Culture is the hardest reset. It requires more than memos. It demands daily enforcement. Boards must set expectations. Executives must model them. Middle management must believe that ethics are enforced equally. That seniority is not a shield. That reporting a concern is career-safe. Without this belief, systems fail quietly.
Measurement helps. Culture audits. Sentiment surveys. Behavioral metrics. These tools quantify what culture whispers. They make the invisible visible. Over time, they build patterns. Those patterns become governance assets.
Some companies go further. They embed liability memory into training. They teach the crisis—not as cautionary tale, but as case study. This is not about shame. It is about institutional learning. New hires are shown how the company once failed. And how it rebuilt.

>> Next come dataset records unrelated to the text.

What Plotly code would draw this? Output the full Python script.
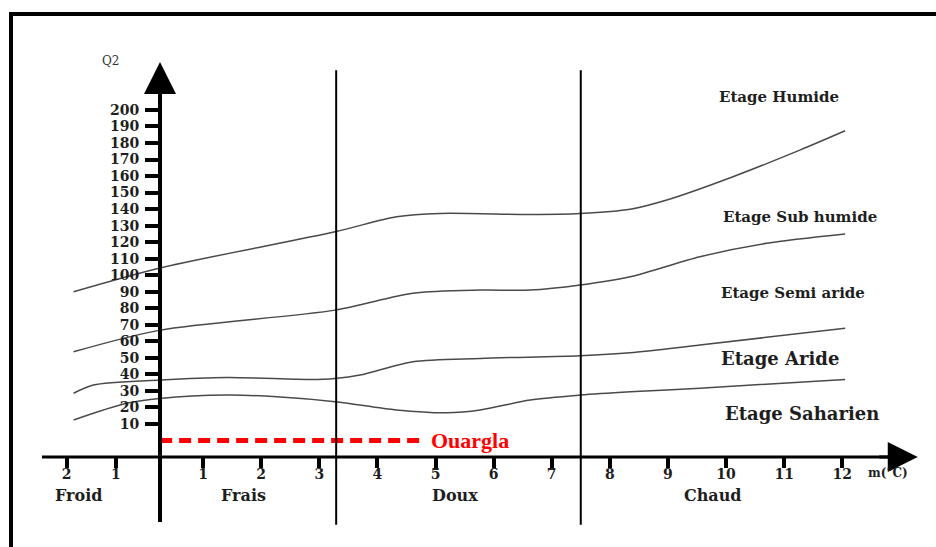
import plotly.graph_objects as go

# ---------------- data ----------------
# Emberger climagram boundary curves (m in °C, Q2)
curve1_x = [-1.23, 0.26, 3.27, 4.33, 5.08, 6.63, 7.49, 8.35, 8.98, 10.12, 11.27, 12.05]
curve1_y = [90.0, 104.4, 126.3, 135.4, 137.4, 136.8, 137.4, 139.9, 145.5, 159.6, 175.7, 187.4]

curve2_x = [-1.23, 0.26, 3.27, 4.61, 5.77, 6.63, 7.49, 8.35, 9.55, 10.70, 12.05]
curve2_y = [53.7, 66.8, 78.9, 89.1, 91.0, 91.0, 94.1, 99.1, 111.2, 119.3, 124.9]

curve3_x = [-1.23, -0.89, 0.26, 1.41, 2.84, 3.27, 3.70, 4.61, 5.77, 7.49, 8.35, 9.55, 12.05]
curve3_y = [28.6, 33.6, 36.6, 38.2, 37.0, 37.6, 39.6, 47.7, 49.7, 51.3, 53.1, 57.8, 67.9]

curve4_x = [-1.23, -0.32, 0.26, 1.41, 2.27, 3.27, 4.33, 5.19, 5.77, 6.63, 7.49, 8.35, 9.55, 12.05]
curve4_y = [12.4, 22.5, 25.5, 27.5, 26.5, 23.5, 18.5, 16.8, 18.5, 24.5, 27.5, 29.5, 31.6, 37.0]

# Ouargla station
ouargla_x = [0.26, 4.82]
ouargla_y = [0.0, 0.0]
ouargla_name = "Ouargla"

# axis ticks
x_tick_pos = [-1.35, -0.5, 1, 2, 3, 4, 5, 6, 7, 8, 9, 10, 11, 12]
x_tick_text = ["2", "1", "1", "2", "3", "4", "5", "6", "7", "8", "9", "10", "11", "12"]
y_tick_vals = list(range(10, 201, 10))
y_tick_text = [str(v) for v in y_tick_vals]

# winter-temperature zones
zone_names = ["Froid", "Frais", "Doux", "Chaud"]
zone_x = [-1.15, 1.69, 5.33, 9.78]
zone_bounds = [3.29, 7.5]

# bioclimatic stages
stage_names = ["Etage Humide", "Etage Sub humide", "Etage Semi aride", "Etage Aride", "Etage Saharien"]
stage_x = [10.91, 11.27, 11.15, 10.93, 11.31]
stage_y = [208.0, 135.0, 89.0, 49.5, 16.5]
stage_size = [15, 15, 15, 18, 18]

# ---------------- figure ----------------
W, H = 936, 547
X0, X1 = -2.496, 13.614
Y0, Y1 = -64.4, 266.5
XAXIS_Y = -10.0
YAXIS_X = 0.258

serif = "DejaVu Serif"
times = "Liberation Serif"
ink = "#1e1e1e"
fig = go.Figure()

line_style = dict(color="#4a4a4a", width=1.5, shape="spline", smoothing=0.8)
for cx, cy in [(curve1_x, curve1_y), (curve2_x, curve2_y), (curve3_x, curve3_y), (curve4_x, curve4_y)]:
    fig.add_trace(go.Scatter(x=cx, y=cy, mode="lines", line=line_style,
                             hoverinfo="skip", showlegend=False))

fig.add_trace(go.Scatter(x=ouargla_x, y=ouargla_y, mode="lines",
                         line=dict(color="#ff0000", width=5, dash="12px,7px"),
                         hoverinfo="skip", showlegend=False))

shapes = []
# axis lines
shapes.append(dict(type="line", xref="x", yref="y", x0=-1.773, x1=13.0,
                   y0=XAXIS_Y, y1=XAXIS_Y, line=dict(color="black", width=3)))
shapes.append(dict(type="line", xref="x", yref="y", x0=YAXIS_X, x1=YAXIS_X,
                   y0=-49.3, y1=215, line=dict(color="black", width=4)))
# zone boundaries
for b in zone_bounds:
    shapes.append(dict(type="line", xref="x", yref="y", x0=b, x1=b, y0=-51.0, y1=224.0,
                       line=dict(color="black", width=2)))
# frame
shapes.append(dict(type="line", xref="paper", yref="paper", x0=9/W, x1=1,
                   y0=1-14/H, y1=1-14/H, line=dict(color="black", width=4)))
shapes.append(dict(type="line", xref="paper", yref="paper", x0=11/W, x1=11/W,
                   y0=0, y1=1-12/H, line=dict(color="black", width=4)))

annotations = []
# arrows
annotations.append(dict(x=13.30, y=XAXIS_Y, xref="x", yref="y", text="", showarrow=True,
                        ax=-40, ay=0, arrowhead=2, arrowsize=2.0, arrowwidth=3,
                        arrowcolor="black", standoff=0))
annotations.append(dict(x=YAXIS_X, y=229, xref="x", yref="y", text="", showarrow=True,
                        ax=0, ay=40, arrowhead=2, arrowsize=1.6, arrowwidth=4,
                        arrowcolor="black", standoff=0))
# axis titles
annotations.append(dict(x=-0.6, y=229.5, xref="x", yref="y", text="Q2", showarrow=False,
                        font=dict(family=serif, size=12, color="#333")))
annotations.append(dict(x=12.78, y=XAXIS_Y - 9.8, xref="x", yref="y", text="m(°C)",
                        showarrow=False, xanchor="center",
                        font=dict(family=serif, size=12, color=ink, weight="bold")))
# zones
for name, zx in zip(zone_names, zone_x):
    annotations.append(dict(x=zx, y=-33.0, xref="x", yref="y", text=name, showarrow=False,
                            font=dict(family=serif, size=16, color=ink, weight="bold")))
# stages
for name, sx, sy, ss in zip(stage_names, stage_x, stage_y, stage_size):
    annotations.append(dict(x=sx, y=sy, xref="x", yref="y", text=name, showarrow=False,
                            font=dict(family=serif, size=ss, color=ink, weight="bold")))
# Ouargla label
annotations.append(dict(x=ouargla_x[-1] + 0.06, y=ouargla_y[-1], xref="x", yref="y",
                        text=ouargla_name, showarrow=False, xanchor="left",
                        font=dict(family=times, size=22, color="#ff0000", weight="bold")))

fig.update_layout(
    width=W, height=H,
    margin=dict(l=0, r=0, t=0, b=0),
    paper_bgcolor="white", plot_bgcolor="white",
    showlegend=False, hovermode=False,
    shapes=shapes, annotations=annotations,
    xaxis=dict(range=[X0, X1], domain=[0, 1], anchor="free",
               position=(H - 457) / H,
               showgrid=False, zeroline=False, showline=False,
               ticks="outside", ticklen=10, tickwidth=4, tickcolor="black",
               tickvals=x_tick_pos, ticktext=x_tick_text, ticklabelstandoff=-6,
               tickfont=dict(family=serif, size=14, color=ink, weight="bold"),
               fixedrange=True),
    yaxis=dict(range=[Y0, Y1], domain=[0, 1], anchor="free",
               position=160 / W,
               showgrid=False, zeroline=False, showline=False,
               ticks="outside", ticklen=15, tickwidth=4, tickcolor="black",
               tickvals=y_tick_vals, ticktext=y_tick_text, ticklabelstandoff=3,
               tickfont=dict(family=serif, size=14, color=ink, weight="bold"),
               fixedrange=True),
)

fig.write_html("out.html", config={"displayModeBar": False},
               post_script="document.body.style.margin='0px';")
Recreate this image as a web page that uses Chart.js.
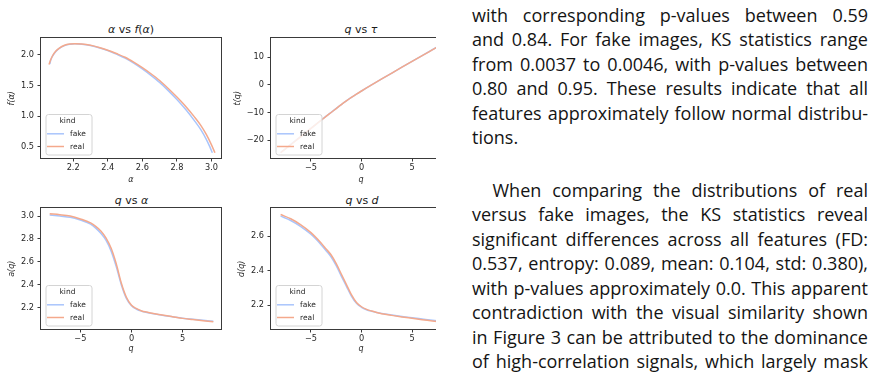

That story becomes a source of pride, not secrecy.
Boards that transform through liability also change the way they define performance. They no longer separate strategy from ethics, results from risk. They demand that every initiative, every transformation, every acceleration be matched with equal governance discipline. If a product can scale quickly, can its controls? If a market can be entered aggressively, can its compliance be ensured? Growth is not governance-neutral.
Over time, liability becomes a teacher. A brutal one, but a necessary one. It sharpens oversight. It humbles leadership. It forces systems to evolve faster than inertia allows. And for the companies that embrace this evolution, the return is more than risk mitigation. It is trust. From markets. From regulators. From employees.
This is how leadership matures. Not in avoiding exposure, but in metabolizing it. Turning failure into foresight. Vulnerability into credibility. In that conversion lies the true value of governance. Not as a shield. But as a guide.